Notes in an Electronic "Book"
There are several advantages to notebook computers — portability being first and foremost. Desktop machines are simply too bulky and heavy to be easily transported from one location to another — to say nothing of the need to also bring along the display unit, keyboard, and other peripherals, if none are available for use at one's destination. The one major exception to this rule is if you plan on bringing your computer to gamefests or other LAN parties, in which case you will be best served by a desktop computer, which can be outfitted with high-end video and sound cards, essential for top-notch gaming.
Another advantage of notebooks, is that they tend to be quieter than desktops. This may primarily be due to the fact that on most desktops, the largest and noisiest fan is the one pulling heat out of the power supply unit. In contrast, the AC adapters for notebooks are free of any fans. That is not to say that noise levels from desktops have not been reduced over the years, nor that the typical notebook runs silently. But the most common notebooks on the market nowadays have just a few small fans that produce less noise than your average non-portable machine.
Some of the advantages of desktops have now largely disappeared. Many years ago, flat-panel LCD displays — preferred by many for their clear, flicker-free images — could only be obtained as part of notebook computers. But now, standalone flat-panel monitors have become much more popular than their overweight cousins, those desk-hogging CRT monitors, which consumers are now happily giving to subordinates and charitable organizations.
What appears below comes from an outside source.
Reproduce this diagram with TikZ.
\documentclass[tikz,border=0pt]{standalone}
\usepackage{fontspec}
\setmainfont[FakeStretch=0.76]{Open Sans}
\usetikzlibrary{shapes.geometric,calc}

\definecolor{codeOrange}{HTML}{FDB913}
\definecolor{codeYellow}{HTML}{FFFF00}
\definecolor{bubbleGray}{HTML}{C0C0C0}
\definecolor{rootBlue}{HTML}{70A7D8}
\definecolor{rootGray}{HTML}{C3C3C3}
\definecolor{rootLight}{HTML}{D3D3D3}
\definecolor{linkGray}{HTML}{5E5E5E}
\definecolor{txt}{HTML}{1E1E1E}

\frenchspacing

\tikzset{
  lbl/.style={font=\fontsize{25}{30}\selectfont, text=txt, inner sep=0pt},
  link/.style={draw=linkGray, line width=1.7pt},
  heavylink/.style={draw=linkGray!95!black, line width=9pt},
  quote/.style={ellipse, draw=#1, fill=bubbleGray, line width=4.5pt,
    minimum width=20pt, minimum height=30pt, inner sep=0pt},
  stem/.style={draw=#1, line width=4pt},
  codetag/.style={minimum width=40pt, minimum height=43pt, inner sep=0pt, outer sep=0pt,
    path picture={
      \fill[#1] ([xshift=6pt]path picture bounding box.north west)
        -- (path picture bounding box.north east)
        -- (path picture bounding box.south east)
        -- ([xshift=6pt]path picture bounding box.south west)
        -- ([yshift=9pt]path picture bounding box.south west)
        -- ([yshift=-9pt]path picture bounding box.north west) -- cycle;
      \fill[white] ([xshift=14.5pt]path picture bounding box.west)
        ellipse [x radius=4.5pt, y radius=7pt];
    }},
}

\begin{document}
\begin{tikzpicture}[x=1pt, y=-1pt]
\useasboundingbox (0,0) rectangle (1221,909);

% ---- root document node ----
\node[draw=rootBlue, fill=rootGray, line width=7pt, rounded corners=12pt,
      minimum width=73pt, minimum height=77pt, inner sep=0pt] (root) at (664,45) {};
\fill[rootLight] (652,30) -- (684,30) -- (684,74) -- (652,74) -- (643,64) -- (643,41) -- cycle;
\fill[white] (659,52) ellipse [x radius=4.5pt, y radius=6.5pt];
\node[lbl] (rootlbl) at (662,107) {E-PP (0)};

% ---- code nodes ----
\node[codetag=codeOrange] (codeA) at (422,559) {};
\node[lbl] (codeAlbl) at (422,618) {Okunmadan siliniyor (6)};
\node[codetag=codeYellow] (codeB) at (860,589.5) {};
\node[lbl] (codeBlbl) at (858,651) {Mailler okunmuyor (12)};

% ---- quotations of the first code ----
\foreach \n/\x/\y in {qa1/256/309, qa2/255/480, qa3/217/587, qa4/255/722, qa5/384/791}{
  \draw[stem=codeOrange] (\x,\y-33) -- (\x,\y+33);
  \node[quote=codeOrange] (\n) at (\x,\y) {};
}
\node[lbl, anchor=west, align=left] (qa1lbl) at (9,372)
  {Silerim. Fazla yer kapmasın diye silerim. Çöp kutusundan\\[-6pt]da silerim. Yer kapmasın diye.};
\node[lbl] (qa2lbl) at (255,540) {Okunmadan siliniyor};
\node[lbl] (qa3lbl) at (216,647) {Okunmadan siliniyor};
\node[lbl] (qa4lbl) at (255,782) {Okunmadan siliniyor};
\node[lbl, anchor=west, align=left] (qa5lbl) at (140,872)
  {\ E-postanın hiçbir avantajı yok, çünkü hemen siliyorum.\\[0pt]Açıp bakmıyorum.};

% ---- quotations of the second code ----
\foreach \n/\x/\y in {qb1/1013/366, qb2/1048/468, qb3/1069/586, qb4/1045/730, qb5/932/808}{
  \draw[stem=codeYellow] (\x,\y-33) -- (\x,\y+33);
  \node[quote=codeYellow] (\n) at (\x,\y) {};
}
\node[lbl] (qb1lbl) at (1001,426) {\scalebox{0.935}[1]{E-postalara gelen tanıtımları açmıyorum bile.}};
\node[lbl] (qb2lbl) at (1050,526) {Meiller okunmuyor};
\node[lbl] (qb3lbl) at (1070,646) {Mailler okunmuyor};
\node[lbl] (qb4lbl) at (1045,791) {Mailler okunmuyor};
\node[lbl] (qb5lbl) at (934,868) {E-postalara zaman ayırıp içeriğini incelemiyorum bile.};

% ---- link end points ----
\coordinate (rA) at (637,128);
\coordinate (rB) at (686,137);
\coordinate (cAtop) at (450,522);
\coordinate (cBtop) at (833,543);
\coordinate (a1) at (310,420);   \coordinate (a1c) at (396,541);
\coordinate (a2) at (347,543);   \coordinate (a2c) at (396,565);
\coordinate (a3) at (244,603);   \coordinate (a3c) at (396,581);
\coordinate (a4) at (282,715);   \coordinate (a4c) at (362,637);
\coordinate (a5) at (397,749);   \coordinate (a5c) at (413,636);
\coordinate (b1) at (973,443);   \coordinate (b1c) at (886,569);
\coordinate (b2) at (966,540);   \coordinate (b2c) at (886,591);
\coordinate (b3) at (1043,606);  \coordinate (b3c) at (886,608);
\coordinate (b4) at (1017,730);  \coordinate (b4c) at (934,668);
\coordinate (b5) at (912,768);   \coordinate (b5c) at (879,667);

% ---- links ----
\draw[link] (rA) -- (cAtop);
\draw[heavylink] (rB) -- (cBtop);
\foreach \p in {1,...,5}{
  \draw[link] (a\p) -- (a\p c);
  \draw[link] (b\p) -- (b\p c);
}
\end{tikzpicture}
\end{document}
Another advantage that has gone the way of "affordable housing" is that it used to be much easier to employ alternative keyboards and pointing devices with desktops; but now notebooks are just as capable of working with your favorite ergonomic keyboard. The same is true of using a second monitor, particularly with the development many years ago of docking stations, which allow you to disengage a notebook computer from numerous peripheral devices in one motion. This avoids unplugging and later re-plugging all those devices, which increases the wear on them and odds of damage.
A Computer on Every Desk
As for the choice of getting a desktop PC instead of a notebook, one can easily build a case for that option (no pun intended). Desktops have always been cheaper than notebooks, and will likely stay that way in the foreseeable future. This is partly a consequence of the LCDs in notebooks costing more to manufacture than the CRTs that usually accompanied a brand-new desktop system. In addition, notebook components are more vendor-specific, with no generic alternatives available. Regardless of the reasons why, you will certainly get a lot more bang for your buck if you get a desktop.
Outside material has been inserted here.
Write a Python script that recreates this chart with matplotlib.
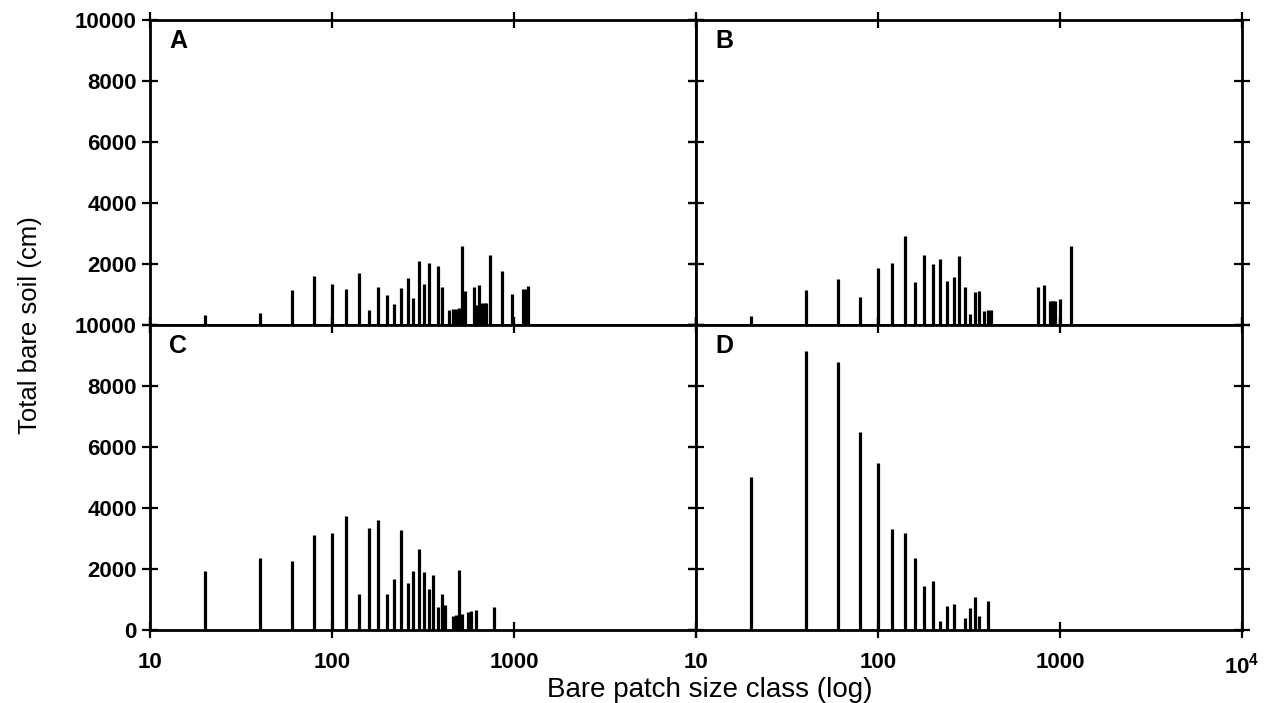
import matplotlib.pyplot as plt
from matplotlib.ticker import FixedLocator, FixedFormatter, NullLocator

plt.rcParams['font.family'] = ['Liberation Sans', 'DejaVu Sans']
plt.rcParams['mathtext.fontset'] = 'custom'
plt.rcParams['mathtext.bf'] = 'Liberation Sans:bold'
plt.rcParams['mathtext.rm'] = 'Liberation Sans:bold'

# size classes (x) and total bare soil (y) for each panel
a_x = [20, 40, 60, 80, 100, 120, 140, 160, 180, 200, 220, 240, 260, 280, 300, 320, 340,
       380, 400, 440, 460, 480, 500, 520, 540, 600, 620, 640, 660, 680, 700, 740, 860,
       980, 1120, 1160, 1200]
a_y = [340, 400, 1140, 1610, 1350, 1170, 1700, 490, 1230, 980, 700, 1200, 1540, 870, 2110,
       1330, 2040, 1920, 1250, 480, 510, 530, 560, 2580, 1120, 1250, 670, 1300, 730, 730,
       730, 2280, 1780, 1030, 1170, 1190, 1270]

b_x = [20, 40, 60, 80, 100, 120, 140, 160, 180, 200, 220, 240, 260, 280, 300, 320, 340,
       360, 380, 400, 420, 760, 820, 880, 900, 920, 940, 1000, 1150]
b_y = [300, 1140, 1520, 920, 1860, 2020, 2930, 1410, 2300, 2000, 2170, 1430, 1590, 2260,
       1250, 360, 1080, 1120, 460, 490, 490, 1250, 1300, 800, 800, 800, 800, 850, 2600]

c_x = [20, 40, 60, 80, 100, 120, 140, 160, 180, 200, 220, 240, 260, 280, 300, 320, 340,
       360, 380, 400, 420, 460, 480, 500, 520, 560, 580, 620, 780]
c_y = [1930, 2360, 2260, 3100, 3190, 3750, 1180, 3340, 3600, 1180, 1680, 3280, 1540, 1930,
       2640, 1890, 1360, 1800, 770, 1190, 830, 460, 500, 1970, 530, 580, 610, 640, 770]

d_x = [20, 40, 60, 80, 100, 120, 140, 160, 180, 200, 220, 240, 260, 300, 320, 340, 360, 400]
d_y = [5030, 9160, 8800, 6480, 5490, 3310, 3190, 2350, 1430, 1610, 310, 780, 840, 380, 720,
       1080, 460, 950]

panels = [('A', a_x, a_y), ('B', b_x, b_y), ('C', c_x, c_y), ('D', d_x, d_y)]

x_ticks = [10, 100, 1000, 10000]
y_ticks = [0, 2000, 4000, 6000, 8000, 10000]

fig = plt.figure(figsize=(12.64, 7.03), dpi=100)

W, H = 1264, 703
left, mid_x, right = 150, 696, 1242
top, mid_y, bottom = 20, 325, 630

for i, (name, xs, ys) in enumerate(panels):
    row, col = divmod(i, 2)
    x0 = left if col == 0 else mid_x
    y1 = top if row == 0 else mid_y
    ax = fig.add_axes([x0 / W, 1 - (y1 + (mid_y - top)) / H,
                       (mid_x - left) / W, (mid_y - top) / H])
    ax.vlines(xs, 0, ys, color='black', linewidth=2.3)
    ax.set_xscale('log')
    ax.set_xlim(10, 10000)
    ax.set_ylim(0, 10000)
    ax.xaxis.set_major_locator(FixedLocator(x_ticks))
    ax.xaxis.set_minor_locator(NullLocator())
    ax.yaxis.set_major_locator(FixedLocator(y_ticks))
    for s in ax.spines.values():
        s.set_linewidth(2)
    ax.tick_params(which='major', direction='inout', length=12, width=1.6,
                   top=True, right=True, labelsize=16)

    # tick labels only on outer left / bottom
    if row == 1:
        if col == 0:
            xl = ['10', '100', '1000', '']
        else:
            xl = ['10', '100', '1000', r'$\mathbf{10^4}$']
        ax.xaxis.set_major_formatter(FixedFormatter(xl))
        for lab in ax.get_xticklabels():
            lab.set_fontweight('bold')
        ax.tick_params(axis='x', pad=10)
    else:
        ax.tick_params(axis='x', labelbottom=False)

    if col == 0:
        if row == 0:
            yl = ['', '2000', '4000', '6000', '8000', '10000']
        else:
            yl = ['0', '2000', '4000', '6000', '8000', '10000']
        ax.yaxis.set_major_formatter(FixedFormatter(yl))
        for lab in ax.get_yticklabels():
            lab.set_fontweight('bold')
    else:
        ax.tick_params(axis='y', labelleft=False)

    ax.text(0.035, 0.97, name, transform=ax.transAxes, ha='left', va='top',
            fontsize=18, fontweight='bold')

fig.text(30 / W, 1 - 325 / H, 'Total bare soil (cm)', rotation=90,
         ha='center', va='center', fontsize=18.5)
fig.text(710 / W, 1 - 690 / H, 'Bare patch size class (log)',
         ha='center', va='center', fontsize=20)

fig.savefig('out.png', dpi=100)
While typical notebook computers can be enhanced using their PC card slots, desktop computers are much more easily expandable (such as adding a second hard drive), and usually at less expense. That is largely because there is a fair amount of room inside a desktop case, while the inside of a notebook computer is as cramped as an analog watch. Admittedly, this advantage has been offset somewhat by the growing availability of USB external drives. But for some expansion options, such as multiple internal optical drives, notebook computers are completely out of the running.
Desktop machines are more easy to repair, either by you or any service technician. In fact, notebook owners are strongly urged not to attempt their own repairs, which would invalidate the warranties anyway. Once again, this ease of repair is a result of all that extra room in a desktop, though that may be hard to believe when you are staring at the rat's nest of dusty cables inside your current desktop.
Because desktops are roomier, they tend to be able to handle more heat without malfunctioning, and thus can have faster chips. Every year the system processors get faster, in desktops as well as notebooks. But the desktops always seem to have a big edge in speed, and there is no reason to think that the situation will change in the near future. On the other hand, much of that extra processing power is going to waste for consumers who use their computers for only doing a handful of lightweight tasks at one time. Despite the best efforts of software manufacturers to bloat their applications, computer chips typically only have a fraction of their capacity in use at any time.
Nowadays it is usually not a cut-and-dried decision as to whether to get a notebook or desktop. If you cannot imagine ever needing to transport your computer, then a desktop would be your best choice. But if you foresee the need for any portability beyond servicing or LANfests, then consider a notebook computer for use on your desktop — possibly in conjunction with a docking station if you want to use a display larger than the one built in to your notebook, or if you will be taking the notebook with you frequently and want to save time disengaging all of those peripheral devices.
In either case, the technology just keeps getting better, and the prices just keep hitting lower.